Given problem
Write out the listing below exactly, and omit any images you find in it.

Provided material
·····

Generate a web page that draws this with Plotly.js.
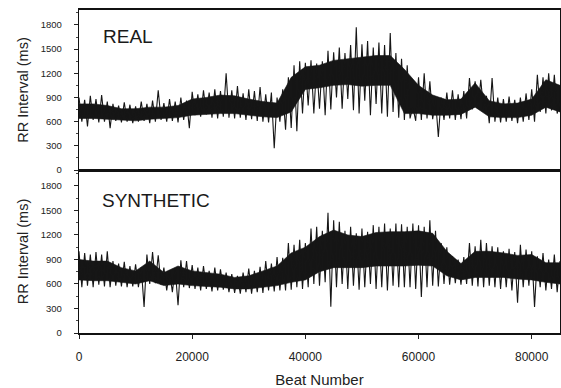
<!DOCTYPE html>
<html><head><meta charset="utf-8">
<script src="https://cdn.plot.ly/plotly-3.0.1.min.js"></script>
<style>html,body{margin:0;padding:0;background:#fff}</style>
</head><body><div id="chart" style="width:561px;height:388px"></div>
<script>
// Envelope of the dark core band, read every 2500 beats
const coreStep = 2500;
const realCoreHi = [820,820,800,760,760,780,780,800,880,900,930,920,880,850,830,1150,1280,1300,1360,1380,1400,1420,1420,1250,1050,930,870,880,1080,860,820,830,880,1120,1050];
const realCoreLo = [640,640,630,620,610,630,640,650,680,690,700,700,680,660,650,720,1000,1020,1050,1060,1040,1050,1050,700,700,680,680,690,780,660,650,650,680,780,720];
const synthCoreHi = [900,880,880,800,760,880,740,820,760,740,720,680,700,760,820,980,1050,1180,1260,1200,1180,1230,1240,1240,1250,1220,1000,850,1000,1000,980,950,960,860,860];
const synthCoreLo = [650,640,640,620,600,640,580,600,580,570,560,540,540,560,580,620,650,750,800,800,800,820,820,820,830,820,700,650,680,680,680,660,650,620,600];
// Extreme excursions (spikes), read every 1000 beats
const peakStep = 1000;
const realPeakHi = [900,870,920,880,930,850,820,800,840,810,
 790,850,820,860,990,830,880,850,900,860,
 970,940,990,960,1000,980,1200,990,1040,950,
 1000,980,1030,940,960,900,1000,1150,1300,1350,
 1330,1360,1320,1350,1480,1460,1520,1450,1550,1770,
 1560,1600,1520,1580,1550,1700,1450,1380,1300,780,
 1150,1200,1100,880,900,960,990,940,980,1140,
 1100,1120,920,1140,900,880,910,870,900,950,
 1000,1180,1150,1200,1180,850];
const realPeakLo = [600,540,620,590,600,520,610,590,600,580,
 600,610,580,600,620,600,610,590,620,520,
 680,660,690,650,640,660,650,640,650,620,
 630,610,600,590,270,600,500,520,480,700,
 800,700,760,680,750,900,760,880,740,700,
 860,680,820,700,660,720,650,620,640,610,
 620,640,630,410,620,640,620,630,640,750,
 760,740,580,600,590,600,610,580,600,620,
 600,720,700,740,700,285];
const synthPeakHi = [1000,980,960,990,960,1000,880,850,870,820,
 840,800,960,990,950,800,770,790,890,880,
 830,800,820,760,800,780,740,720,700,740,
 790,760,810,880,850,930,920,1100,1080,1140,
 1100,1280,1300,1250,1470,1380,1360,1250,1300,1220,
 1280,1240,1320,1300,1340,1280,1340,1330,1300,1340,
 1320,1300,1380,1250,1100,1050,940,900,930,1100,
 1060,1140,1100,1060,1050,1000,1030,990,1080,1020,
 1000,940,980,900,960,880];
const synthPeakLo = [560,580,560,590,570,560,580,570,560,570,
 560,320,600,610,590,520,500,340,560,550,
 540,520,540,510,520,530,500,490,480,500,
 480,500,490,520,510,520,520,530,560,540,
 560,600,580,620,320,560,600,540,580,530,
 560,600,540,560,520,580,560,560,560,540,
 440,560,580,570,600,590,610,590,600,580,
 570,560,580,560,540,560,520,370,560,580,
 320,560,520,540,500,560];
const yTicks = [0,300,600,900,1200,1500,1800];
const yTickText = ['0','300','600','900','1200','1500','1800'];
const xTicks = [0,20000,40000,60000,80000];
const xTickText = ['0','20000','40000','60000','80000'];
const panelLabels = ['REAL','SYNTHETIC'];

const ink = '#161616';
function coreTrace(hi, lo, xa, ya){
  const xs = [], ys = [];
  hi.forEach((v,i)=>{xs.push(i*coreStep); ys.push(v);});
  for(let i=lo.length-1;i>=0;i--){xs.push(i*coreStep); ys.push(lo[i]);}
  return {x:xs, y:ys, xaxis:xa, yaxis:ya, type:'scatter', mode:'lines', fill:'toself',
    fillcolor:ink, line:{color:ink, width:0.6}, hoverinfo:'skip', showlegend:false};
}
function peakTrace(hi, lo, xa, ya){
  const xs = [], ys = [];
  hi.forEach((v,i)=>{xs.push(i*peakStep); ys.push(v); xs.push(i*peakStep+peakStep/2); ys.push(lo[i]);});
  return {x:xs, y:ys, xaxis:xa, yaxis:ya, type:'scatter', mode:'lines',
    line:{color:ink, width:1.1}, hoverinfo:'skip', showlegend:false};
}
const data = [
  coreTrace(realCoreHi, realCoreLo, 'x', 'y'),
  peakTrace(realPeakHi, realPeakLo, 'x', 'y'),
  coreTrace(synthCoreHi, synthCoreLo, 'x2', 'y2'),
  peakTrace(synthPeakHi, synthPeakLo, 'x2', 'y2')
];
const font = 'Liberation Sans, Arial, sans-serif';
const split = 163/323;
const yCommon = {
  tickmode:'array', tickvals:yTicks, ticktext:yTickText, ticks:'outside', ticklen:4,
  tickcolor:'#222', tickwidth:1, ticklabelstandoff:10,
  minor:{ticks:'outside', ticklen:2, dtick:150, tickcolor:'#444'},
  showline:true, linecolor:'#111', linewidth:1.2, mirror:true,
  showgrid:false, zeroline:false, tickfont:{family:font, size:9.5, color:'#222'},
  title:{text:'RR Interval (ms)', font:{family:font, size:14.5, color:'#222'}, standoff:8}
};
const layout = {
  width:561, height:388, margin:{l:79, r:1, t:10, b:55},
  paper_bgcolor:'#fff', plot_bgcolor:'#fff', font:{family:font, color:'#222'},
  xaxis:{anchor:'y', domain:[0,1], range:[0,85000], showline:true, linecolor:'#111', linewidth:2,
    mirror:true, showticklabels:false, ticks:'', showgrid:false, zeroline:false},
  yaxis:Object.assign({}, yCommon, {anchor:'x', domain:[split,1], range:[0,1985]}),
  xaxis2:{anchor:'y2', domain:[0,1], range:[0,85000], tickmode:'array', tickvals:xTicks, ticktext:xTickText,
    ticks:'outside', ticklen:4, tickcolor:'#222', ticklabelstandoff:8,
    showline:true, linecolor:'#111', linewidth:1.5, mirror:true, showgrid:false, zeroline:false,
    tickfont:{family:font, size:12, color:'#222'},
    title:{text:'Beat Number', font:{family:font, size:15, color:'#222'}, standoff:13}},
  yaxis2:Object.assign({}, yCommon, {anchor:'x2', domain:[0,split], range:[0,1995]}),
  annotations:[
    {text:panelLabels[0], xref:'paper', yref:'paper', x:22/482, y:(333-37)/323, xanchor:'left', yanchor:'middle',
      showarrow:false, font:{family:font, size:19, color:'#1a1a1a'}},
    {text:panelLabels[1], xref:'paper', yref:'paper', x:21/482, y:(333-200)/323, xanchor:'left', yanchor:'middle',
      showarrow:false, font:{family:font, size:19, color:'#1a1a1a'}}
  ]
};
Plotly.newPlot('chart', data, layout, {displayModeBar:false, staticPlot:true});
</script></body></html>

·····

Task answer
Generate a web page that draws this with Plotly.js.
<!DOCTYPE html>
<html><head><meta charset="utf-8">
<script src="https://cdn.plot.ly/plotly-3.0.1.min.js"></script>
<style>html,body{margin:0;padding:0;background:#fff}</style>
</head><body><div id="chart" style="width:561px;height:388px"></div>
<script>
// Envelope of the dark core band, read every 2500 beats
const coreStep = 2500;
const realCoreHi = [820,820,800,760,760,780,780,800,880,900,930,920,880,850,830,1150,1280,1300,1360,1380,1400,1420,1420,1250,1050,930,870,880,1080,860,820,830,880,1120,1050];
const realCoreLo = [640,640,630,620,610,630,640,650,680,690,700,700,680,660,650,720,1000,1020,1050,1060,1040,1050,1050,700,700,680,680,690,780,660,650,650,680,780,720];
const synthCoreHi = [900,880,880,800,760,880,740,820,760,740,720,680,700,760,820,980,1050,1180,1260,1200,1180,1230,1240,1240,1250,1220,1000,850,1000,1000,980,950,960,860,860];
const synthCoreLo = [650,640,640,620,600,640,580,600,580,570,560,540,540,560,580,620,650,750,800,800,800,820,820,820,830,820,700,650,680,680,680,660,650,620,600];
// Extreme excursions (spikes), read every 1000 beats
const peakStep = 1000;
const realPeakHi = [900,870,920,880,930,850,820,800,840,810,
 790,850,820,860,990,830,880,850,900,860,
 970,940,990,960,1000,980,1200,990,1040,950,
 1000,980,1030,940,960,900,1000,1150,1300,1350,
 1330,1360,1320,1350,1480,1460,1520,1450,1550,1770,
 1560,1600,1520,1580,1550,1700,1450,1380,1300,780,
 1150,1200,1100,880,900,960,990,940,980,1140,
 1100,1120,920,1140,900,880,910,870,900,950,
 1000,1180,1150,1200,1180,850];
const realPeakLo = [600,540,620,590,600,520,610,590,600,580,
 600,610,580,600,620,600,610,590,620,520,
 680,660,690,650,640,660,650,640,650,620,
 630,610,600,590,270,600,500,520,480,700,
 800,700,760,680,750,900,760,880,740,700,
 860,680,820,700,660,720,650,620,640,610,
 620,640,630,410,620,640,620,630,640,750,
 760,740,580,600,590,600,610,580,600,620,
 600,720,700,740,700,285];
const synthPeakHi = [1000,980,960,990,960,1000,880,850,870,820,
 840,800,960,990,950,800,770,790,890,880,
 830,800,820,760,800,780,740,720,700,740,
 790,760,810,880,850,930,920,1100,1080,1140,
 1100,1280,1300,1250,1470,1380,1360,1250,1300,1220,
 1280,1240,1320,1300,1340,1280,1340,1330,1300,1340,
 1320,1300,1380,1250,1100,1050,940,900,930,1100,
 1060,1140,1100,1060,1050,1000,1030,990,1080,1020,
 1000,940,980,900,960,880];
const synthPeakLo = [560,580,560,590,570,560,580,570,560,570,
 560,320,600,610,590,520,500,340,560,550,
 540,520,540,510,520,530,500,490,480,500,
 480,500,490,520,510,520,520,530,560,540,
 560,600,580,620,320,560,600,540,580,530,
 560,600,540,560,520,580,560,560,560,540,
 440,560,580,570,600,590,610,590,600,580,
 570,560,580,560,540,560,520,370,560,580,
 320,560,520,540,500,560];
const yTicks = [0,300,600,900,1200,1500,1800];
const yTickText = ['0','300','600','900','1200','1500','1800'];
const xTicks = [0,20000,40000,60000,80000];
const xTickText = ['0','20000','40000','60000','80000'];
const panelLabels = ['REAL','SYNTHETIC'];

const ink = '#161616';
function coreTrace(hi, lo, xa, ya){
  const xs = [], ys = [];
  hi.forEach((v,i)=>{xs.push(i*coreStep); ys.push(v);});
  for(let i=lo.length-1;i>=0;i--){xs.push(i*coreStep); ys.push(lo[i]);}
  return {x:xs, y:ys, xaxis:xa, yaxis:ya, type:'scatter', mode:'lines', fill:'toself',
    fillcolor:ink, line:{color:ink, width:0.6}, hoverinfo:'skip', showlegend:false};
}
function peakTrace(hi, lo, xa, ya){
  const xs = [], ys = [];
  hi.forEach((v,i)=>{xs.push(i*peakStep); ys.push(v); xs.push(i*peakStep+peakStep/2); ys.push(lo[i]);});
  return {x:xs, y:ys, xaxis:xa, yaxis:ya, type:'scatter', mode:'lines',
    line:{color:ink, width:1.1}, hoverinfo:'skip', showlegend:false};
}
const data = [
  coreTrace(realCoreHi, realCoreLo, 'x', 'y'),
  peakTrace(realPeakHi, realPeakLo, 'x', 'y'),
  coreTrace(synthCoreHi, synthCoreLo, 'x2', 'y2'),
  peakTrace(synthPeakHi, synthPeakLo, 'x2', 'y2')
];
const font = 'Liberation Sans, Arial, sans-serif';
const split = 163/323;
const yCommon = {
  tickmode:'array', tickvals:yTicks, ticktext:yTickText, ticks:'outside', ticklen:4,
  tickcolor:'#222', tickwidth:1, ticklabelstandoff:10,
  minor:{ticks:'outside', ticklen:2, dtick:150, tickcolor:'#444'},
  showline:true, linecolor:'#111', linewidth:1.2, mirror:true,
  showgrid:false, zeroline:false, tickfont:{family:font, size:9.5, color:'#222'},
  title:{text:'RR Interval (ms)', font:{family:font, size:14.5, color:'#222'}, standoff:8}
};
const layout = {
  width:561, height:388, margin:{l:79, r:1, t:10, b:55},
  paper_bgcolor:'#fff', plot_bgcolor:'#fff', font:{family:font, color:'#222'},
  xaxis:{anchor:'y', domain:[0,1], range:[0,85000], showline:true, linecolor:'#111', linewidth:2,
    mirror:true, showticklabels:false, ticks:'', showgrid:false, zeroline:false},
  yaxis:Object.assign({}, yCommon, {anchor:'x', domain:[split,1], range:[0,1985]}),
  xaxis2:{anchor:'y2', domain:[0,1], range:[0,85000], tickmode:'array', tickvals:xTicks, ticktext:xTickText,
    ticks:'outside', ticklen:4, tickcolor:'#222', ticklabelstandoff:8,
    showline:true, linecolor:'#111', linewidth:1.5, mirror:true, showgrid:false, zeroline:false,
    tickfont:{family:font, size:12, color:'#222'},
    title:{text:'Beat Number', font:{family:font, size:15, color:'#222'}, standoff:13}},
  yaxis2:Object.assign({}, yCommon, {anchor:'x2', domain:[0,split], range:[0,1995]}),
  annotations:[
    {text:panelLabels[0], xref:'paper', yref:'paper', x:22/482, y:(333-37)/323, xanchor:'left', yanchor:'middle',
      showarrow:false, font:{family:font, size:19, color:'#1a1a1a'}},
    {text:panelLabels[1], xref:'paper', yref:'paper', x:21/482, y:(333-200)/323, xanchor:'left', yanchor:'middle',
      showarrow:false, font:{family:font, size:19, color:'#1a1a1a'}}
  ]
};
Plotly.newPlot('chart', data, layout, {displayModeBar:false, staticPlot:true});
</script></body></html>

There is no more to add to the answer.